General Insurance Market Grows 18% on Motor and Crop Insurance Boom

General Insurance Market Grows 18% on Motor and Crop Insurance Boom

India's general insurance industry — covering motor, health, marine, fire, engineering, crop and other non-life risks — collected Rs 2.82 lakh crore in gross direct premium in FY26, an 18.3% growth over FY25 and representing the industry's strongest growth rate in seven years. The growth was driven by multiple converging tailwinds: motor insurance premium income grew 22% driven by strong vehicle sales, a 15% increase in own-damage premiums following IRDAI's deregulation of motor rates, and a significant expansion of motor insurance penetration in tier-3 and rural markets driven by digital enforcement of third-party insurance at RTO registration. Pradhan Mantri Fasal Bima Yojana (crop insurance) premium grew 24% as the government expanded enrollment and state governments increased their contribution to make coverage more affordable for farmers.

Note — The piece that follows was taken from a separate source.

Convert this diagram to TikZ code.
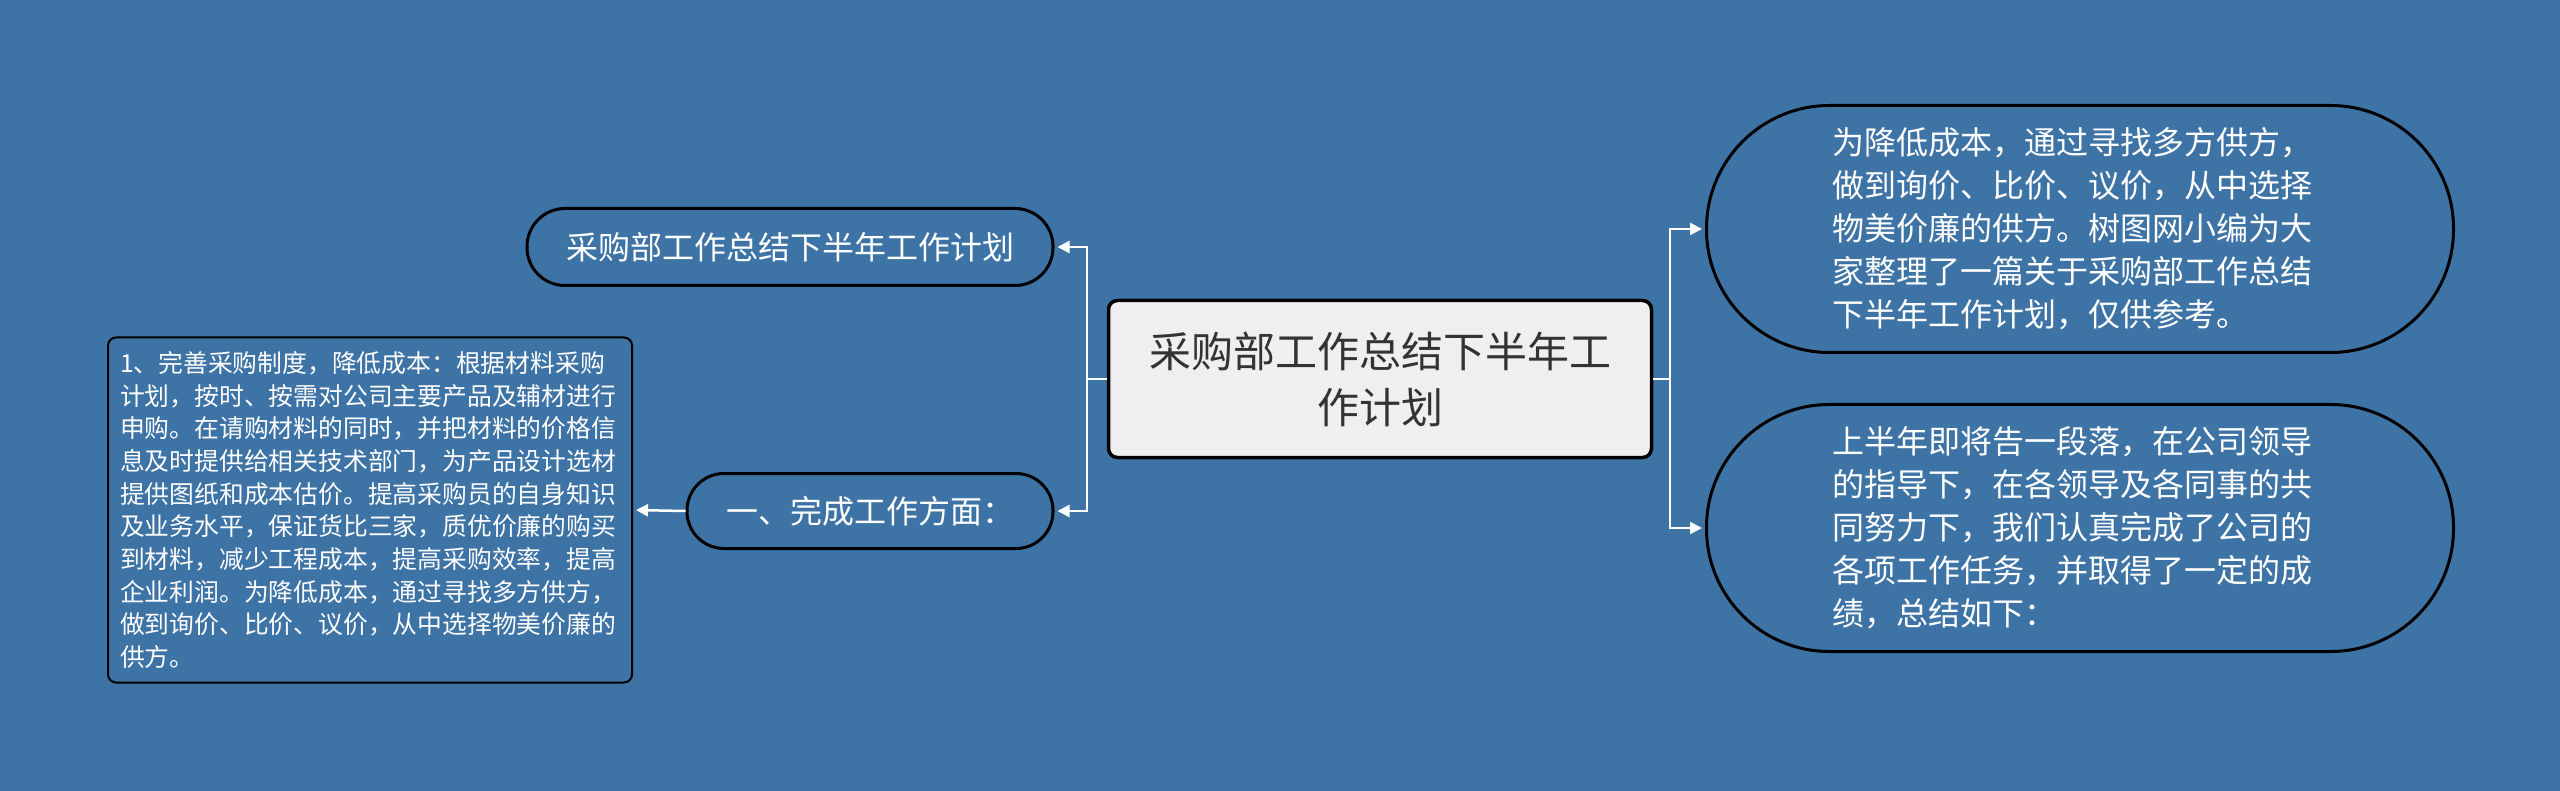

New India Assurance, the largest general insurer with 14.2% market share, and United India Insurance are the dominant PSU players, while the private sector is led by ICICI Lombard (13.1% share), HDFC ERGO (10.2%), Bajaj Allianz (9.8%) and Tata AIG (7.4%). The PSU insurers have historically competed on government business, bancassurance tie-ups with public sector banks and crop insurance mandates, while private insurers have invested more heavily in digital distribution, retail customer acquisition and product innovation. The competitive dynamics are shifting as PSU insurers upgrade their technology infrastructure and private insurers expand their government business participation, leading to a more balanced competitive landscape than the historical PSU-dominated structure.

Motor insurance — comprising third-party (TP) liability (mandatory by law) and own damage (OD, voluntary) — is the largest general insurance category at 38% of total premium. IRDAI's 2025 circular deregulating own-damage motor premiums after years of tariff controls has allowed insurers to price risk more accurately, with vehicles with poor claims histories or in high-accident zones receiving higher OD premiums while good-risk customers benefit from lower rates. Telematics-based motor insurance (pay-as-you-drive and pay-how-you-drive products) is growing rapidly, with over 40 lakh policyholders now using smartphone-based or OBD-device-based telematics to earn premium discounts based on their actual driving behaviour — a product that benefits safe drivers and incentivises risk reduction across the fleet.

The cyber insurance segment, while still small at Rs 2,800 crore premium, is growing at 65% annually as the DPDP Act's penalty provisions create tangible financial risk for organisations that suffer data breaches. Large corporations and mid-size enterprises are the primary buyers, covering losses from ransomware attacks, business interruption, regulatory penalties and third-party liability arising from data breaches. However, the lack of historical claims data and the rapidly evolving nature of cyber threats creates significant pricing challenges for underwriters, with several global reinsurers expressing concern about systemic cyber risk concentration. IRDAI has constituted a working group to develop cyber insurance guidelines including standardised coverage definitions, mandatory policy terms and reinsurance requirements to prevent cyber risk accumulation that could threaten insurer solvency.

Agricultural insurance under PMFBY has been both a massive market opportunity and an underwriting challenge for the general insurance industry. Premium income of Rs 38,000 crore from PMFBY in FY26 was offset by claims of Rs 32,000 crore — a combined ratio that is economically viable only due to the substantial government premium subsidy (typically 80-90% of total premium is paid by central and state governments). AIC of India, New India Assurance and several private insurers have faced criticism from farmer groups about claim delays and disputes over yield assessment methodology. The government is transitioning PMFBY from area-yield-based assessment to individual crop-cutting experiment data combined with satellite imagery and weather station monitoring, which should improve accuracy and reduce claim disputes — a technological upgrade being implemented with the support of ISRO, private agri-tech companies and ICAR research institutions.